• **Challenge**
Print exactly what lies from the line with "Output the Python" down to the line with "PL, PT, PB = 87, 23, 525", counting both of those lines, but not the pictures.

(Code that draws figures)
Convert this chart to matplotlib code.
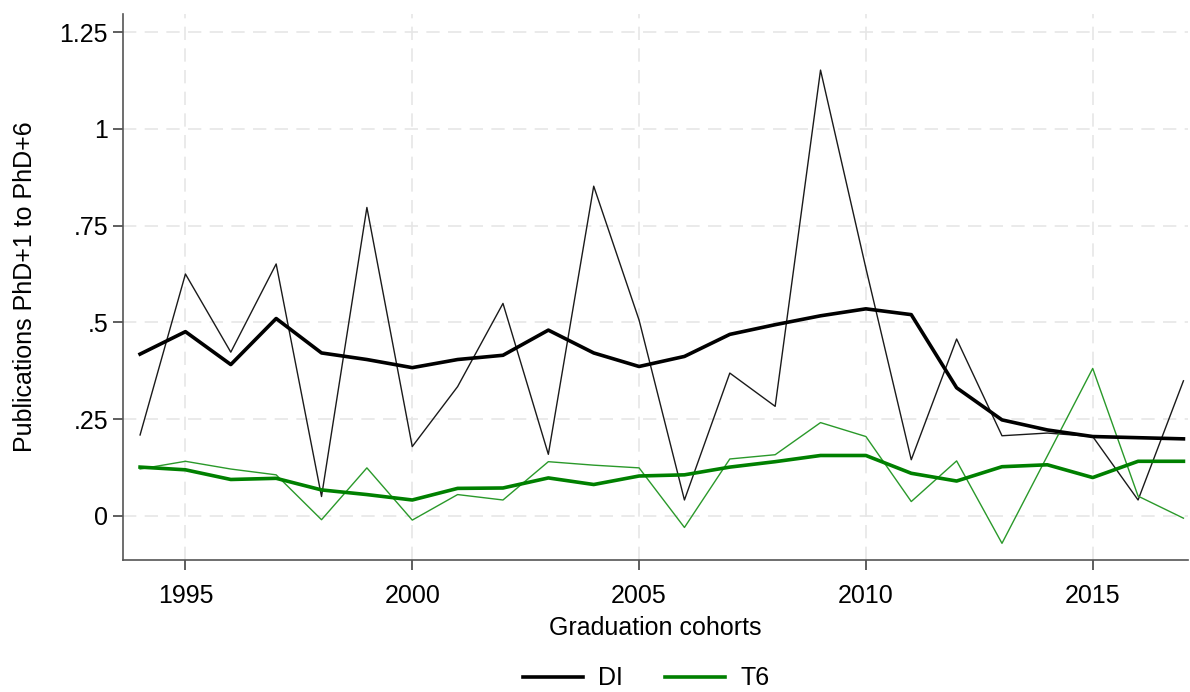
import numpy as np
import matplotlib.pyplot as plt

plt.rcParams['font.family'] = ['Liberation Sans', 'DejaVu Sans']

# Data
years = np.arange(1994, 2018)
di_raw = [0.209, 0.625, 0.423, 0.651, 0.050, 0.797, 0.179, 0.334, 0.549, 0.159,
          0.852, 0.506, 0.041, 0.369, 0.283, 1.152, 0.64, 0.145, 0.457, 0.207,
          0.214, 0.205, 0.041, 0.349]
di_smooth = [0.418, 0.476, 0.391, 0.510, 0.421, 0.404, 0.383, 0.404, 0.415, 0.480,
             0.421, 0.386, 0.412, 0.469, 0.494, 0.517, 0.535, 0.520, 0.331, 0.248,
             0.222, 0.205, 0.202, 0.199]
t6_raw = [0.121, 0.141, 0.121, 0.106, -0.010, 0.124, -0.011, 0.055, 0.041, 0.140,
          0.131, 0.124, -0.030, 0.147, 0.158, 0.241, 0.205, 0.037, 0.142, -0.071,
          0.155, 0.381, 0.051, -0.006]
t6_smooth = [0.126, 0.119, 0.094, 0.097, 0.067, 0.055, 0.041, 0.071, 0.072, 0.098,
             0.081, 0.103, 0.106, 0.126, 0.140, 0.156, 0.156, 0.110, 0.090, 0.127,
             0.132, 0.099, 0.141, 0.141]

xticks = [1995, 2000, 2005, 2010, 2015]
yticks = [0, 0.25, 0.5, 0.75, 1, 1.25]
ytick_labels = ['0', '.25', '.5', '.75', '1', '1.25']

fig = plt.figure(figsize=(11.9, 6.92), dpi=100)
ax = fig.add_axes([0.1036, 0.1908, 0.8947, 0.789])

green = '#008000'
ax.plot(years, di_raw, color='#1a1a1a', lw=1.0)
ax.plot(years, t6_raw, color='#2a992a', lw=1.0)
ax.plot(years, di_smooth, color='black', lw=2.6, label='DI')
ax.plot(years, t6_smooth, color=green, lw=2.6, label='T6')

ax.set_xlim(1993.63, 2017.1)
ax.set_ylim(-0.114, 1.297)
ax.set_xticks(xticks)
ax.set_yticks(yticks)
ax.set_yticklabels(ytick_labels)

ax.grid(True, color='#e6e6e6', lw=1.2, linestyle=(0, (8, 5)))
ax.set_axisbelow(True)

for s in ['top', 'right']:
    ax.spines[s].set_visible(False)
for s in ['left', 'bottom']:
    ax.spines[s].set_color('#555555')
    ax.spines[s].set_linewidth(1.2)

ax.tick_params(axis='both', labelsize=18, length=7, width=1.1, color='#333333', direction='out')
ax.tick_params(axis='x', pad=10)
ax.tick_params(axis='y', pad=4)

ax.set_xlabel('Graduation cohorts', fontsize=18, labelpad=6)
ax.set_ylabel('Publications PhD+1 to PhD+6', fontsize=18, labelpad=16)

fig.legend(loc='lower center', bbox_to_anchor=(0.543, -0.03), ncol=2, frameon=False,
           fontsize=18, handlelength=2.4, columnspacing=1.7, handletextpad=0.6)

fig.savefig('out.png', dpi=100)
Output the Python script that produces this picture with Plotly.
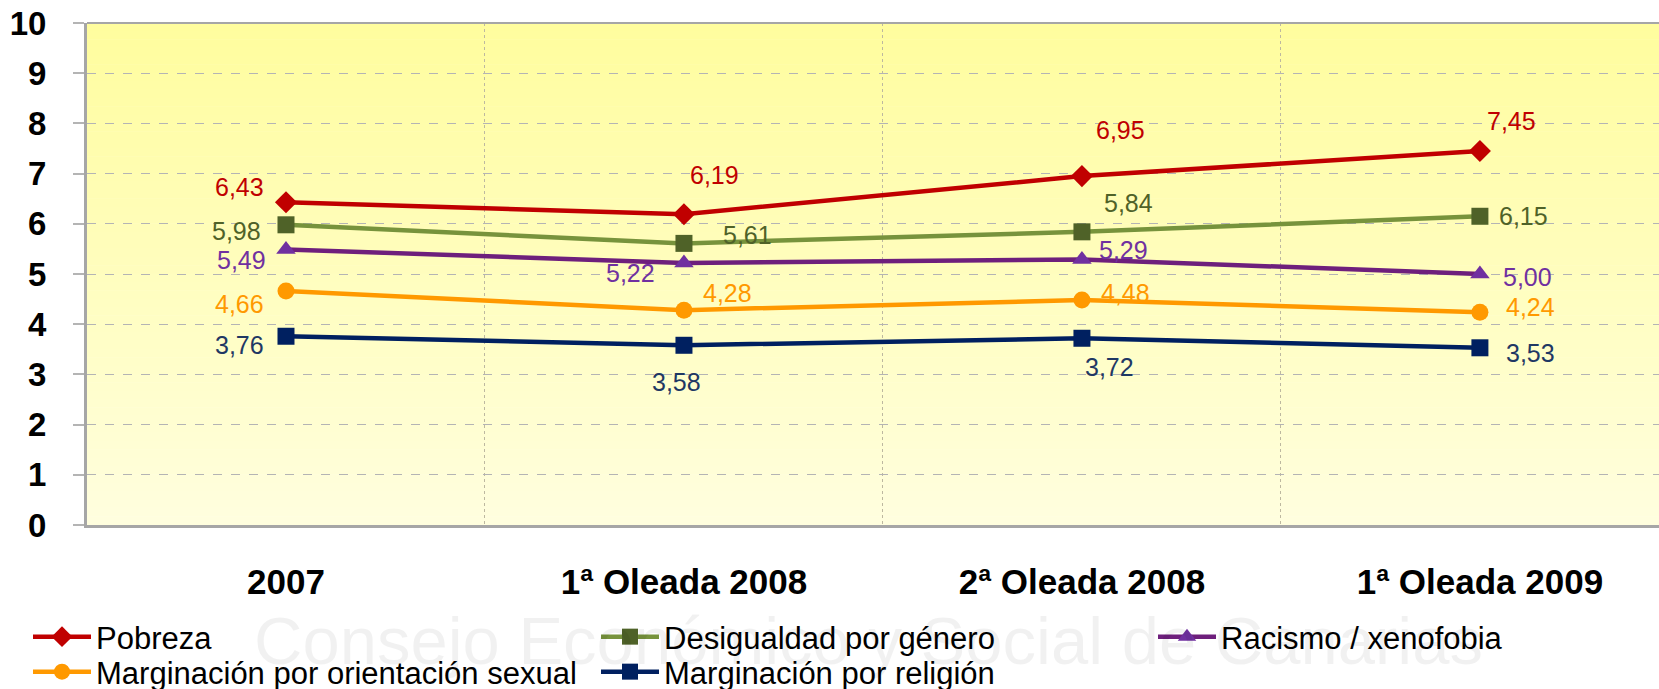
import plotly.graph_objects as go

categories = ["2007", "1ª Oleada 2008", "2ª Oleada 2008", "1ª Oleada 2009"]
pobreza = [6.43, 6.19, 6.95, 7.45]
desigualdad = [5.98, 5.61, 5.84, 6.15]
racismo = [5.49, 5.22, 5.29, 5.00]
orientacion = [4.66, 4.28, 4.48, 4.24]
religion = [3.76, 3.58, 3.72, 3.53]
y_ticks = [0, 1, 2, 3, 4, 5, 6, 7, 8, 9, 10]

W, H = 1659, 689
FONT = "Liberation Sans, Arial, sans-serif"
PL, PT, PB = 87, 23, 525  # plot area edges in px

series = [
    dict(name="Pobreza", y=pobreza, line="#C00000", marker="#C00000", label="#C00000",
         symbol="diamond", size=17, legend="legend", lx=28, ly=637,
         offs=[(-46, -15), (31, -39), (39, -46), (32, -30)]),
    dict(name="Desigualdad por género", y=desigualdad, line="#77933C", marker="#4F6228", label="#4F6228",
         symbol="square", size=17, legend="legend2", lx=596, ly=637,
         offs=[(-49, 6), (64, -8), (47, -29), (44, 0)]),
    dict(name="Racismo / xenofobia", y=racismo, line="#6E1F7C", marker="#7030A0", label="#7030A0",
         symbol="triangle-up", size=17, legend="legend3", lx=1153, ly=637,
         offs=[(-44, 11), (-53, 10), (42, -9), (48, 3)]),
    dict(name="Marginación por orientación sexual", y=orientacion, line="#FF9900", marker="#FF9900", label="#FF9900",
         symbol="circle", size=17, legend="legend4", lx=28, ly=672,
         offs=[(-46, 13), (44, -17), (44, -7), (51, -5)]),
    dict(name="Marginación por religión", y=religion, line="#002060", marker="#002060", label="#1F3864",
         symbol="square", size=17, legend="legend5", lx=596, ly=672,
         offs=[(-46, 9), (-7, 37), (28, 29), (51, 5)]),
]

fig = go.Figure()
annotations = []
legends = {}
for s in series:
    fig.add_trace(go.Scatter(
        x=categories, y=s["y"], name=s["name"], mode="lines+markers",
        line=dict(color=s["line"], width=4.5),
        marker=dict(color=s["marker"], symbol=s["symbol"], size=s["size"]),
        legend=s["legend"], hoverinfo="skip",
    ))
    legends[s["legend"]] = dict(
        x=s["lx"] / W, y=1 - s["ly"] / H,
        xref="container", yref="container", xanchor="left", yanchor="middle",
        bgcolor="rgba(0,0,0,0)",
        font=dict(family=FONT, size=31, color="#000000"),
        itemwidth=58, orientation="v",
    )
    # category axis: annotations are placed by category index
    for i, (v, (dx, dy)) in enumerate(zip(s["y"], s["offs"])):
        annotations.append(dict(
            x=i, y=v, xref="x", yref="y", text=f"{v:.2f}".replace(".", ","),
            showarrow=False, xshift=dx, yshift=-dy,
            font=dict(family=FONT, size=25, color=s["label"]),
        ))

# watermark (below the plot area, behind the legend)
annotations.insert(0, dict(
    x=(868 - PL) / (W - PL), y=(PB - 640) / (PB - PT), xref="paper", yref="paper",
    xanchor="center", yanchor="middle",
    text="Consejo Económico y Social de Canarias", showarrow=False,
    font=dict(family=FONT, size=67, color="rgba(0,0,0,0.055)"),
))

# gradient background for plot area
shapes = []
N = 60
top = (255, 253, 158)
bot = (255, 254, 222)
for i in range(N):
    t = i / (N - 1)
    col = tuple(round(top[k] + (bot[k] - top[k]) * t) for k in range(3))
    shapes.append(dict(
        type="rect", xref="paper", yref="paper", x0=0, x1=1,
        y0=1 - (i + 1) / N, y1=1 - i / N + 0.001,
        fillcolor="rgb(%d,%d,%d)" % col, line=dict(width=0), layer="below",
    ))
shapes.append(dict(type="line", xref="paper", yref="paper", x0=0, x1=1, y0=1, y1=1,
                   line=dict(color="#A6A6A6", width=2), layer="above"))

fig.update_layout(
    width=W, height=H,
    margin=dict(l=PL, r=0, t=PT, b=H - PB, autoexpand=False),
    paper_bgcolor="white", plot_bgcolor="rgba(0,0,0,0)",
    showlegend=True,
    xaxis=dict(
        type="category", range=[-0.5, 3.45], tickson="boundaries",
        showgrid=True, gridcolor="#BDB8A0", griddash="dot", gridwidth=1,
        showline=True, linecolor="#A6A6A6", linewidth=3,
        ticks="", ticklabelstandoff=24, tickangle=0, automargin=False,
        tickfont=dict(family=FONT, size=35, color="#000000", weight="bold"),
        zeroline=False, fixedrange=True,
    ),
    yaxis=dict(
        range=[0, 10], tickvals=y_ticks, ticktext=[str(v) for v in y_ticks],
        showgrid=True, gridcolor="#B4B4B4", griddash="dash", gridwidth=1,
        showline=True, linecolor="#A6A6A6", linewidth=3,
        ticks="outside", ticklen=11, tickcolor="#B4B4B4", tickwidth=2,
        ticklabelstandoff=20, automargin=False,
        tickfont=dict(family=FONT, size=33, color="#000000", weight="bold"),
        zeroline=False, fixedrange=True,
    ),
    annotations=annotations,
    shapes=shapes,
    **legends,
)

fig.write_html("out.html", config={"displayModeBar": False},
               post_script="document.body.style.margin='0';document.body.style.overflow='hidden';")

• **Answer to this exercise**
Output the Python script that produces this picture with Plotly.
import plotly.graph_objects as go

categories = ["2007", "1ª Oleada 2008", "2ª Oleada 2008", "1ª Oleada 2009"]
pobreza = [6.43, 6.19, 6.95, 7.45]
desigualdad = [5.98, 5.61, 5.84, 6.15]
racismo = [5.49, 5.22, 5.29, 5.00]
orientacion = [4.66, 4.28, 4.48, 4.24]
religion = [3.76, 3.58, 3.72, 3.53]
y_ticks = [0, 1, 2, 3, 4, 5, 6, 7, 8, 9, 10]

W, H = 1659, 689
FONT = "Liberation Sans, Arial, sans-serif"
PL, PT, PB = 87, 23, 525  # plot area edges in px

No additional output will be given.